JOB:
Leave the pictures out and retype the lines from the beginning through the line with "bar_colors = ['#000000', '#a2a2a2', '#808080', '#d5d5d5']", both ends included.
+ + + +
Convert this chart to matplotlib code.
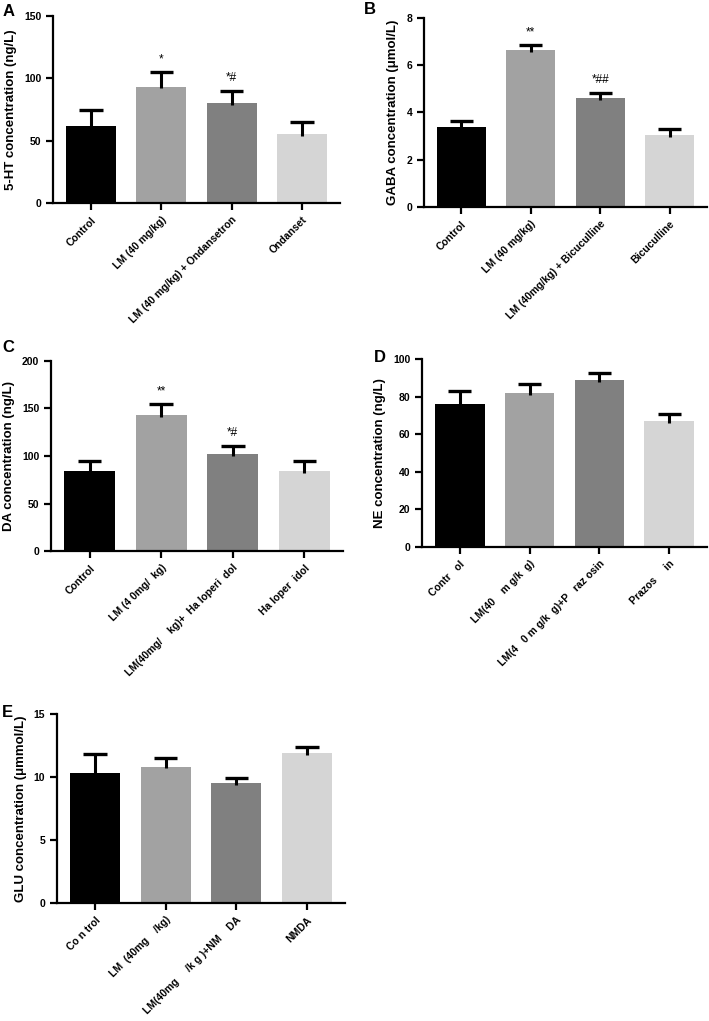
import numpy as np
import matplotlib
matplotlib.use("Agg")
import matplotlib.pyplot as plt

plt.rcParams['font.family'] = ['Liberation Sans', 'DejaVu Sans']
plt.rcParams['font.weight'] = 'bold'

bar_colors = ['#000000', '#a2a2a2', '#808080', '#d5d5d5']

# Panel A - 5-HT
a_labels = ['Control', 'LM (40 mg/kg)', 'LM (40 mg/kg) + Ondansetron', 'Ondanset']
a_means = [61.4, 93.4, 80.0, 55.5]
a_errs = [13.5, 11.5, 9.5, 9.5]
a_marks = ['', '*', '*#', '']

# Panel B - GABA
b_labels = ['Control', 'LM (40 mg/kg)', 'LM (40mg/kg) + Bicuculline', 'Bicuculline']
b_means = [3.39, 6.64, 4.60, 3.03]
b_errs = [0.27, 0.22, 0.24, 0.27]
b_marks = ['', '**', '*##', '']

# Panel C - DA
c_labels = ['Control', 'LM (4 0mg/  kg)', 'LM(40mg/    kg)+  Ha loperi  dol', 'Ha loper  idol']
c_means = [84.0, 143.0, 101.8, 84.5]
c_errs = [10.5, 11.5, 8.7, 10.0]
c_marks = ['', '**', '*#', '']

# Panel D - NE
d_labels = ['Contr   ol', 'LM(40    m g/k  g)', 'LM(4   0 m g/k  g)+P   raz osin', 'Prazos     in']
d_means = [76.0, 81.8, 88.7, 67.0]
d_errs = [6.8, 4.7, 3.7, 4.0]
d_marks = ['', '', '', '']

# Panel E - GLU
e_labels = ['Co n trol', 'LM  (40mg    /kg)', 'LM(40mg     /k g )+NM    DA', 'NMDA']
e_means = [10.3, 10.83, 9.5, 11.87]
e_errs = [1.54, 0.69, 0.45, 0.53]
e_marks = ['', '', '', '']

W, H = 709, 1021
fig = plt.figure(figsize=(W / 100, H / 100), dpi=100)


def px_axes(left, right, top, bottom):
    return fig.add_axes([left / W, 1 - bottom / H, (right - left) / W, (bottom - top) / H])


def bar_panel(ax, labels, means, errs, marks, ymax, ystep, ylabel):
    x = np.arange(len(means))
    means = np.asarray(means)
    tops = means + np.asarray(errs)
    ax.bar(x, means, width=0.71, color=bar_colors, zorder=2)
    # upper error bars only, single cap on top
    ax.vlines(x, means - 0.01 * ymax, tops, color='black', lw=2.2, zorder=3)
    ax.hlines(tops, x - 0.165, x + 0.165, color='black', lw=2.4, zorder=3)
    for xi, t, s in zip(x, tops, marks):
        if s:
            ax.annotate(s, (xi, t), xytext=(0, 5), textcoords='offset points',
                        ha='center', va='bottom', fontsize=8.5, fontweight='normal')
    ax.set_xlim(-0.54, 3.54)
    ax.set_ylim(0, ymax)
    ax.set_yticks(np.arange(0, ymax + ystep / 2, ystep))
    ax.set_xticks(x)
    ax.set_xticklabels(labels, rotation=45, ha='right', rotation_mode='anchor',
                       fontsize=7.5, fontweight='bold')
    ax.tick_params(axis='both', direction='out', width=1.6, length=5, labelsize=7.5)
    for t in ax.get_yticklabels():
        t.set_fontweight('bold')
    ax.spines['top'].set_visible(False)
    ax.spines['right'].set_visible(False)
    ax.spines['left'].set_linewidth(1.6)
    ax.spines['bottom'].set_linewidth(1.6)
    ax.set_ylabel(ylabel, fontsize=9.5, fontweight='bold', labelpad=5)


ax_a = px_axes(53, 340, 16, 203)
bar_panel(ax_a, a_labels, a_means, a_errs, a_marks, 150, 50,
          '5-HT concentration (ng/L)')

ax_b = px_axes(424, 707, 18, 207)
bar_panel(ax_b, b_labels, b_means, b_errs, b_marks, 8, 2,
          'GABA concentration (\u03bcmol/L)')

ax_c = px_axes(51, 343, 361, 551)
bar_panel(ax_c, c_labels, c_means, c_errs, c_marks, 200, 50,
          'DA concentration (ng/L)')

ax_d = px_axes(422, 707, 359, 547)
bar_panel(ax_d, d_labels, d_means, d_errs, d_marks, 100, 20,
          'NE concentration (ng/L)')

ax_e = px_axes(57, 345, 714, 903)
bar_panel(ax_e, e_labels, e_means, e_errs, e_marks, 15, 5,
          'GLU concentration (\u03bcmmol/L)')

# panel letters
for letter, px, py in [('A', 3, 11), ('B', 364, 9), ('C', 2, 347),
                       ('D', 374, 357), ('E', 2, 712)]:
    fig.text(px / W, 1 - py / H, letter, fontsize=12, fontweight='bold',
             ha='left', va='center')

fig.savefig('out.png', dpi=100)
+ + + +
COMPLETED TASK:
Convert this chart to matplotlib code.
import numpy as np
import matplotlib
matplotlib.use("Agg")
import matplotlib.pyplot as plt

plt.rcParams['font.family'] = ['Liberation Sans', 'DejaVu Sans']
plt.rcParams['font.weight'] = 'bold'

bar_colors = ['#000000', '#a2a2a2', '#808080', '#d5d5d5']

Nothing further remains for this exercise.